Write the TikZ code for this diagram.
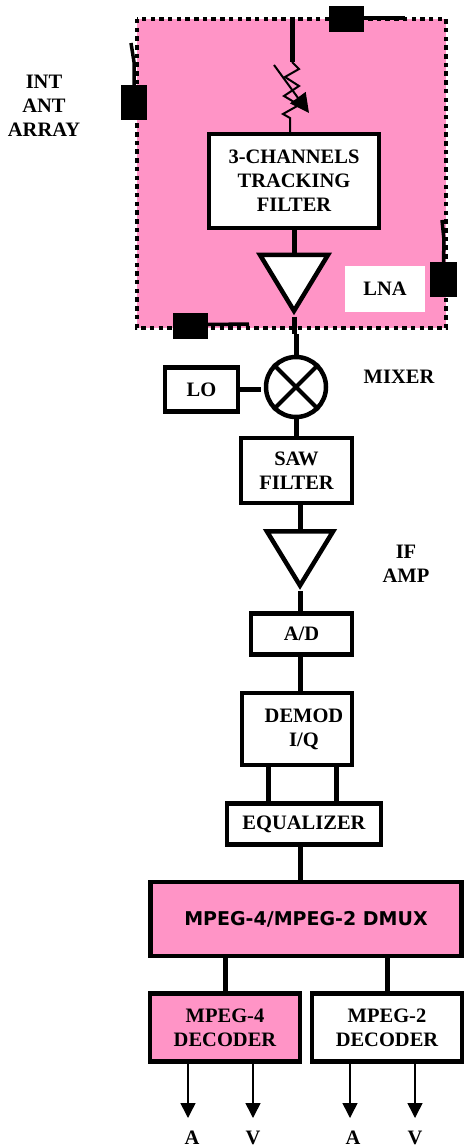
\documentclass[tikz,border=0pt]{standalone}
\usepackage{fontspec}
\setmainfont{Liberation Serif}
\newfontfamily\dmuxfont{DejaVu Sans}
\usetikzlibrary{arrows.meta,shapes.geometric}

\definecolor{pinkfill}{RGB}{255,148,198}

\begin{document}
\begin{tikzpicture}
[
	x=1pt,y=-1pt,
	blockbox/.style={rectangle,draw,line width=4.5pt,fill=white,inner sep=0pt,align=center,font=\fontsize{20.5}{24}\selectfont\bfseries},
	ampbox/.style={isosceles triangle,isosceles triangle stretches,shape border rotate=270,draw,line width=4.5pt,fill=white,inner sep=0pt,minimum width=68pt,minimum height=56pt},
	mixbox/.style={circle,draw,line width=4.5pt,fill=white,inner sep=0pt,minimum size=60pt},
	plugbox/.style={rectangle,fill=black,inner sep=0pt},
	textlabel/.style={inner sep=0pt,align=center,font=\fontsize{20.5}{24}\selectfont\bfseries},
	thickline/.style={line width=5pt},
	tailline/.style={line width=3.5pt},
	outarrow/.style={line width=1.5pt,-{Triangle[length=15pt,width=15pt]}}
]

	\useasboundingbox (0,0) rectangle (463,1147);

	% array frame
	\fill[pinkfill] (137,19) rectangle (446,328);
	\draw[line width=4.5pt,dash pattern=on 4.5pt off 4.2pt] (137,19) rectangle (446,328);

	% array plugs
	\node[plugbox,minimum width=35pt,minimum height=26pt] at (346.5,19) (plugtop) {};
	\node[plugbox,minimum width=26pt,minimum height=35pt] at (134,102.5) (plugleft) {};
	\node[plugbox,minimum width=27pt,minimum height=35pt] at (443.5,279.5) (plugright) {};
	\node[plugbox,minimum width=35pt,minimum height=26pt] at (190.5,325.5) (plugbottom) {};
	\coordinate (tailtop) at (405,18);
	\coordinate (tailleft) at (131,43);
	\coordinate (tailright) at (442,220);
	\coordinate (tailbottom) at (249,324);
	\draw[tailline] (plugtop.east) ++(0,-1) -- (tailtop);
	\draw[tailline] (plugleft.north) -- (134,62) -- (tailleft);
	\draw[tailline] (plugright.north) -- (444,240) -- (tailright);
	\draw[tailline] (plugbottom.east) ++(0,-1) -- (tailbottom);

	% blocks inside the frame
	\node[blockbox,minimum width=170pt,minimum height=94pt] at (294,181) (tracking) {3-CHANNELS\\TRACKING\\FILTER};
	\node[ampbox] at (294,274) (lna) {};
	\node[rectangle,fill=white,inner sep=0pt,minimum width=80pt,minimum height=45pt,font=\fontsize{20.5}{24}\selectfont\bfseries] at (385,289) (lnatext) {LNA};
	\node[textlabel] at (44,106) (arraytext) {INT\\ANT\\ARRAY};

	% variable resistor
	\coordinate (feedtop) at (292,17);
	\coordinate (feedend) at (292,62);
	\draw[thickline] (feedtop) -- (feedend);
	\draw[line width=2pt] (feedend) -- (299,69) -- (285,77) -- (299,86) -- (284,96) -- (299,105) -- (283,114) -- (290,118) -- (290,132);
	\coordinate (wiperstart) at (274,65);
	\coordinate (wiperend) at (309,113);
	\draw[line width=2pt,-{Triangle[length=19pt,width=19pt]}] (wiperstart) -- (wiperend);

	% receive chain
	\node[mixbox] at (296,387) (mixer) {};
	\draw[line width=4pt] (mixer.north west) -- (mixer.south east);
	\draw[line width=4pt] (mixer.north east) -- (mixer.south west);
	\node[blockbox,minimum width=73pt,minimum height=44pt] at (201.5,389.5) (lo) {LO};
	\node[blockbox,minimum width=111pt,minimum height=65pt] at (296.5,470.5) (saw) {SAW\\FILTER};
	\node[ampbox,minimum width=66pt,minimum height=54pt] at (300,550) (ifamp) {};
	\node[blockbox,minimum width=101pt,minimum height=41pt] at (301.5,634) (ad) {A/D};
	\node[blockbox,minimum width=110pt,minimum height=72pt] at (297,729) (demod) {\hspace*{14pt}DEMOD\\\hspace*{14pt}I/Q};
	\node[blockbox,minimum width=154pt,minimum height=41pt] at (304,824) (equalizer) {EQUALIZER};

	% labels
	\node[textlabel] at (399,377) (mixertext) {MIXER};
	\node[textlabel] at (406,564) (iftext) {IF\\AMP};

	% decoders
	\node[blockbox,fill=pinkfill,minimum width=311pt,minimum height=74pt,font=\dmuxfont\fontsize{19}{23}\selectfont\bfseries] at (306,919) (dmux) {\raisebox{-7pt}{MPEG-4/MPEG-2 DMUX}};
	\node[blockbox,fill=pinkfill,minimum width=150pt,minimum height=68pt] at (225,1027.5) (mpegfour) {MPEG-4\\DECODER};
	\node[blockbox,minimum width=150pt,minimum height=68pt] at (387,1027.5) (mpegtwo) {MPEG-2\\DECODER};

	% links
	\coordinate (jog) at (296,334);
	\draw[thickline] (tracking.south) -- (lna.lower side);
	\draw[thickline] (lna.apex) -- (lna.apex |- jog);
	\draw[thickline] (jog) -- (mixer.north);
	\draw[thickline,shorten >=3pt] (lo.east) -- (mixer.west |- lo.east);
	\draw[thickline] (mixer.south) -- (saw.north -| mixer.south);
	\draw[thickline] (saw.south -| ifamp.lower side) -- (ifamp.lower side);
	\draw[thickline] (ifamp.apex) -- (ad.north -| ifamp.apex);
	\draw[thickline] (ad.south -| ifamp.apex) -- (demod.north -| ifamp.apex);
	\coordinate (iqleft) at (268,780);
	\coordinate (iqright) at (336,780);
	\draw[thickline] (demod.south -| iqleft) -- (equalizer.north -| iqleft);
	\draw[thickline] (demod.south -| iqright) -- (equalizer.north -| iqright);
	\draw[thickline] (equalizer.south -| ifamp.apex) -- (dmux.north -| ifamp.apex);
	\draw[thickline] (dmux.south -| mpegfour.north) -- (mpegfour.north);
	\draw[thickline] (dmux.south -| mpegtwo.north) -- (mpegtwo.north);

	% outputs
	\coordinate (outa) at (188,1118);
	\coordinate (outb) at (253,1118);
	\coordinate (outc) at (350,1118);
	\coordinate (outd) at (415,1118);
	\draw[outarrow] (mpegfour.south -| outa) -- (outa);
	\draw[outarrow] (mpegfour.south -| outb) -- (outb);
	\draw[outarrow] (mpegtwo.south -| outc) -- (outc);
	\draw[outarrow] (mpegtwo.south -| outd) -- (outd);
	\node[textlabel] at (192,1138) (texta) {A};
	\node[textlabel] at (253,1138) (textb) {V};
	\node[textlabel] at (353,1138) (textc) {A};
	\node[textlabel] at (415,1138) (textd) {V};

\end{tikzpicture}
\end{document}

--

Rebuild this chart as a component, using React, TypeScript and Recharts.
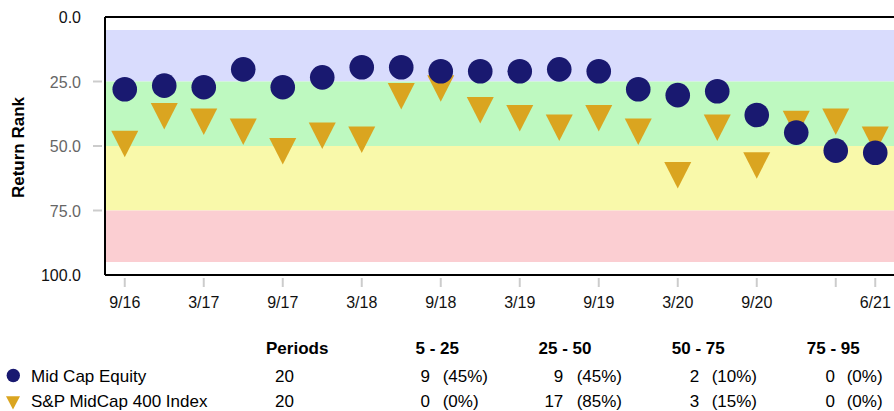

## Problem to solve
Extract each line from the entries above that contains the string "this".

## Finished task
Write the TikZ code for this diagram.
Rebuild this chart as a component, using React, TypeScript and Recharts.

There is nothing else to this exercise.